By Denise Valenzuela

Posted in

There is a stigma that has been attached to homeowner’s with nice looking lawns. They might be seen as people that don’t care about the environment, when in truth, this is not always the case.

Pesticides are probably the biggest disadvantage to owning a premium lawn. Pesticides can be harmful to all concerned and extreme care must be taken in it’s use. Pesticides are best used in small doses and only as needed. Putting down weed-killer across the entire lawn when only a few weeds live out back isn’t good. Spot treatment of weeds is preferred and if you don’t mind an occasional dandelion, forget weed controls altogether. Crabgrass and other invasive weeds need to be controlled annually before they become a major problem that is expensive and time consuming to correct.

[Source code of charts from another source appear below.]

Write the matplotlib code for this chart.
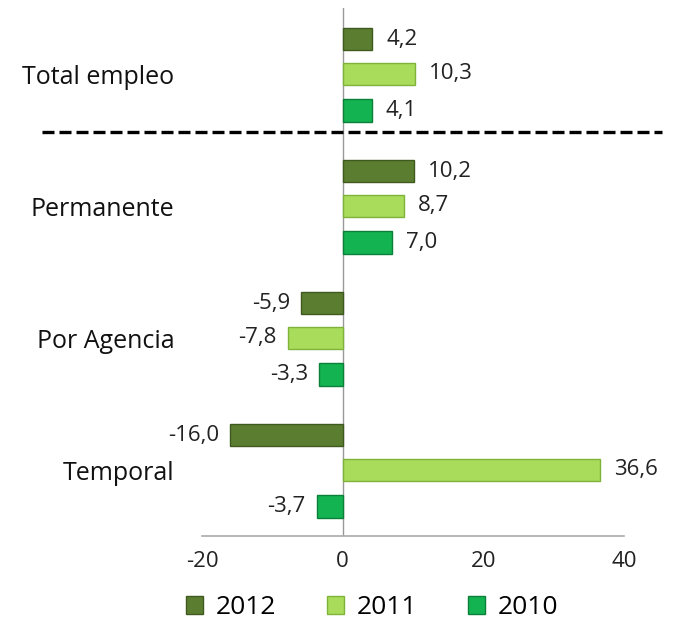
import matplotlib
matplotlib.use("Agg")
import matplotlib.pyplot as plt
import numpy as np
from matplotlib.lines import Line2D
from matplotlib.patches import Patch

categories = ["Total empleo", "Permanente", "Por Agencia", "Temporal"]
series_names = ["2012", "2011", "2010"]
v2012 = [4.2, 10.2, -5.9, -16.0]
v2011 = [10.3, 8.7, -7.8, 36.6]
v2010 = [4.1, 7.0, -3.3, -3.7]
xticks = [-20, 0, 20, 40]

colors = ["#5b7d30", "#a8dc5a", "#12b350"]
edges = ["#3f5a1e", "#7fb33a", "#0a8038"]

plt.rcParams['font.family'] = ['Open Sans', 'DejaVu Sans']

fig = plt.figure(figsize=(6.76, 6.24), dpi=100)
ax = fig.add_axes([202/676, 1-536/624, (624-202)/676, (536-8)/624])

y = np.arange(len(categories))
offsets = [-0.265, 0.0, 0.275]
h = 0.17
for vals, off, c, ec in zip([v2012, v2011, v2010], offsets, colors, edges):
    bars = ax.barh(y + off, vals, height=h, color=c, edgecolor=ec, linewidth=1.0, zorder=3)
    for b, v in zip(bars, vals):
        lbl = f"{v:.1f}".replace(".", ",")
        if v >= 0:
            ax.annotate(lbl, (v, b.get_y() + h/2), xytext=(10, 0), textcoords="offset points",
                        ha="left", va="center", fontsize=16, color="#222222")
        else:
            ax.annotate(lbl, (v, b.get_y() + h/2), xytext=(-8, 0), textcoords="offset points",
                        ha="right", va="center", fontsize=16, color="#222222")

ax.set_ylim(3.5, -0.5)
ax.set_xlim(-20, 40)
ax.set_xticks(xticks)
ax.set_xticklabels([str(t) for t in xticks], fontsize=16, color="#222222")
ax.set_yticks(y)
ax.set_yticklabels(categories, fontsize=18, color="#111111")
ax.tick_params(axis="y", length=0, pad=20)
ax.tick_params(axis="x", length=0, pad=11)
for s in ["top", "right", "left"]:
    ax.spines[s].set_visible(False)
ax.spines["bottom"].set_color("#aaaaaa")
ax.spines["bottom"].set_linewidth(1.2)
ax.axvline(0, color="#999999", linewidth=1.0, zorder=2)

yd = 1 - 132/624
fig.add_artist(Line2D([42/676, 662/676], [yd, yd], color="black", linewidth=2.4,
                      dashes=(3.6, 1.5)))

handles = [Patch(facecolor=c, edgecolor=ec) for c, ec in zip(colors, edges)]
fig.legend(handles, series_names, loc="center", bbox_to_anchor=(372/676, 1-608/624),
           ncol=3, frameon=False, fontsize=19, handlelength=0.65, handleheight=0.65,
           columnspacing=1.9, handletextpad=0.5)

fig.savefig("out.png", dpi=100)
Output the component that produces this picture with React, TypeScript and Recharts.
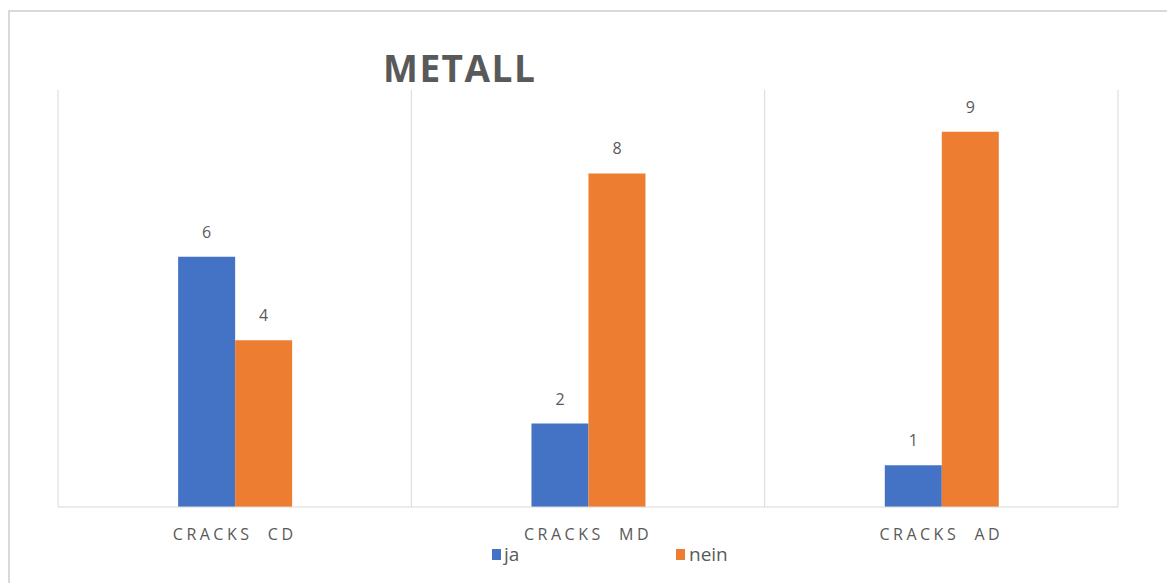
import { BarChart, Bar, XAxis, YAxis, CartesianGrid, LabelList } from "recharts";

const categories = ["CRACKS  CD", "CRACKS  MD", "CRACKS  AD"];
const jaValues = [6, 2, 1];
const neinValues = [4, 8, 9];

const data = categories.map((name, i) => ({
  name,
  ja: jaValues[i],
  nein: neinValues[i],
}));

const BLUE = "#4472C4";
const ORANGE = "#ED7D31";
const GRAY_TEXT = "#595959";
const GRID = "#d9d9d9";
const FONT = "'Open Sans', 'Liberation Sans', sans-serif";

function CategoryTick(props: any) {
  const { x, y, payload } = props;
  return (
    <text
      x={x}
      y={y + 25}
      textAnchor="middle"
      fill={GRAY_TEXT}
      fontSize={16}
      fontFamily={FONT}
      letterSpacing={3.5}
      style={{ whiteSpace: "pre" }}
    >
      {payload.value}
    </text>
  );
}

export default function App() {
  return (
    <div
      style={{
        position: "relative",
        width: 1165,
        height: 571,
        marginTop: 2,
        borderTop: `2px solid ${GRID}`,
        borderLeft: `2px solid ${GRID}`,
        fontFamily: FONT,
      }}
    >
      <div
        style={{
          position: "absolute",
          left: 373,
          top: 30,
          fontSize: 37,
          fontWeight: 700,
          color: GRAY_TEXT,
          letterSpacing: 1.5,
        }}
      >
        METALL
      </div>
      <BarChart
        width={1165}
        height={571}
        data={data}
        margin={{ top: 78, right: 57, left: 48, bottom: 36 }}
        barCategoryGap="34%"
        barGap={0}
      >
        <CartesianGrid
          horizontal={false}
          stroke={GRID}
          verticalCoordinatesGenerator={({ offset }: any) => {
            const step = offset.width / categories.length;
            return categories.map((_, i) => offset.left + step * i).concat(offset.left + offset.width);
          }}
        />
        <XAxis
          dataKey="name"
          height={40}
          axisLine={{ stroke: GRID }}
          tickLine={false}
          tick={<CategoryTick />}
          interval={0}
        />
        <YAxis hide domain={[0, 10]} />
        <Bar dataKey="ja" fill={BLUE} isAnimationActive={false}>
          <LabelList
            dataKey="ja"
            position="top"
            offset={19}
            fill={GRAY_TEXT}
            fontSize={16}
            fontFamily={FONT}
          />
        </Bar>
        <Bar dataKey="nein" fill={ORANGE} isAnimationActive={false}>
          <LabelList
            dataKey="nein"
            position="top"
            offset={19}
            fill={GRAY_TEXT}
            fontSize={16}
            fontFamily={FONT}
          />
        </Bar>
      </BarChart>
      <div
        style={{
          position: "absolute",
          left: 482,
          top: 529,
          display: "flex",
          alignItems: "center",
          fontSize: 19,
          color: GRAY_TEXT,
        }}
      >
        <span style={{ width: 9, height: 11, background: BLUE, display: "inline-block", marginRight: 3 }} />
        <span style={{ width: 172 }}>ja</span>
        <span style={{ width: 9, height: 11, background: ORANGE, display: "inline-block", marginRight: 4 }} />
        <span>nein</span>
      </div>
    </div>
  );
}
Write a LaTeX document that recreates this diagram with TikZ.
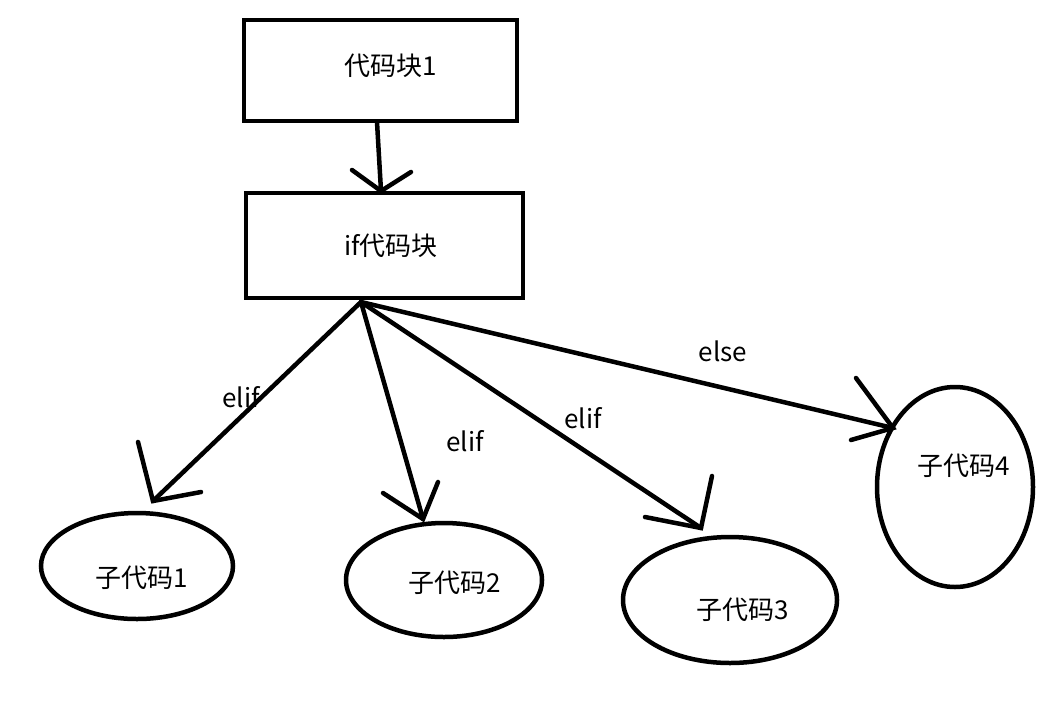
\documentclass[tikz,border=0pt]{standalone}
\usepackage{fontspec}
\setmainfont{Noto Sans CJK SC}
\begin{document}
\begin{tikzpicture}[x=1pt,y=-1pt,
  every path/.style={line width=4.5pt,black},
  boxnode/.style={draw,line width=4.5pt,rectangle,inner sep=0pt},
  ellnode/.style={draw,line width=4.5pt,ellipse,inner sep=0pt},
  txt/.style={font=\fontsize{26}{30}\selectfont,inner sep=0pt},
  shaft/.style={line width=4.5pt,line cap=round},
  headline/.style={line width=4.5pt,line cap=round}]
\useasboundingbox (0,0) rectangle (1064,718);
\fill[white] (0,0) rectangle (1064,718);
% boxes
\draw[line width=4.5pt] (244,20) rectangle (517,121);
\node[txt] (b1) at (391,66) {代码块1};
\draw[line width=4.5pt] (246,193) rectangle (523,298);
\node[txt] (b2) at (391,246) {if代码块};
% ellipses
\draw[line width=4.5pt] (137,566) ellipse [x radius=96, y radius=53];
\draw[line width=4.5pt] (444,580) ellipse [x radius=98, y radius=57];
\draw[line width=4.5pt] (730,600) ellipse [x radius=107, y radius=63];
\draw[line width=4.5pt] (955,487) ellipse [x radius=78, y radius=100];
\node[txt] (c1) at (142,578) {子代码1};
\node[txt] (c2) at (455,583) {子代码2};
\node[txt] (c3) at (743,610) {子代码3};
\node[txt] (c4) at (964,466) {子代码4};
% coordinates
\coordinate (s0) at (377,122);
\coordinate (t0) at (381,191);
\coordinate (o) at (361,302);
\coordinate (t1) at (153,501);
\coordinate (t2) at (423,519);
\coordinate (t3) at (701,528);
\coordinate (t4) at (893,428);
% arrow 0
\draw[shaft] (s0) -- (t0);
\draw[headline] (352,170) -- (t0) -- (411,172);
% arrows
\draw[shaft] (o) -- (t1);
\draw[headline] (138,442) -- (t1) -- (201,492);
\draw[shaft] (o) -- (t2);
\draw[headline] (383,493) -- (t2) -- (438,482);
\draw[shaft] (o) -- (t3);
\draw[headline] (645,517) -- (t3) -- (712,476);
\draw[shaft] (o) -- (t4);
\draw[headline] (856,378) -- (t4) -- (851,440);
% labels
\node[txt] (l1) at (241,397) {elif};
\node[txt] (l2) at (465,441) {elif};
\node[txt] (l3) at (583,418) {elif};
\node[txt] (l4) at (723,351) {else};
\end{tikzpicture}
\end{document}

Properly applied fertilizers at the correct rate have little or no excess run-off. The exception is when do-it-yourself homeowners apply too much fertilizer, or fail to clean up hard surface areas where fertilizer pellets may have been inadvertently applied which might result in excess run-off under the right conditions.

Pesticides can be harmful and shouldn’t be taken lightly by homeowners just because they can buy the stuff at the local hardware store. Most insects are beneficial to our ecosystem and pose no threat to our lawns, yet many homeowners will kill-off everything in sight or out of sight just to get rid of the bugs. If not used and stored properly, pesticides can harm you, your children and your pets (even fatally).

Professional lawn care applicators must be licensed by the state to apply pesticides and for good reason. To obtain a license they must have a good working knowledge of these chemicals including all of the precautions associated with them. The rate of application is also important. Homeowners typically over-apply pesticides and the results can be devastating.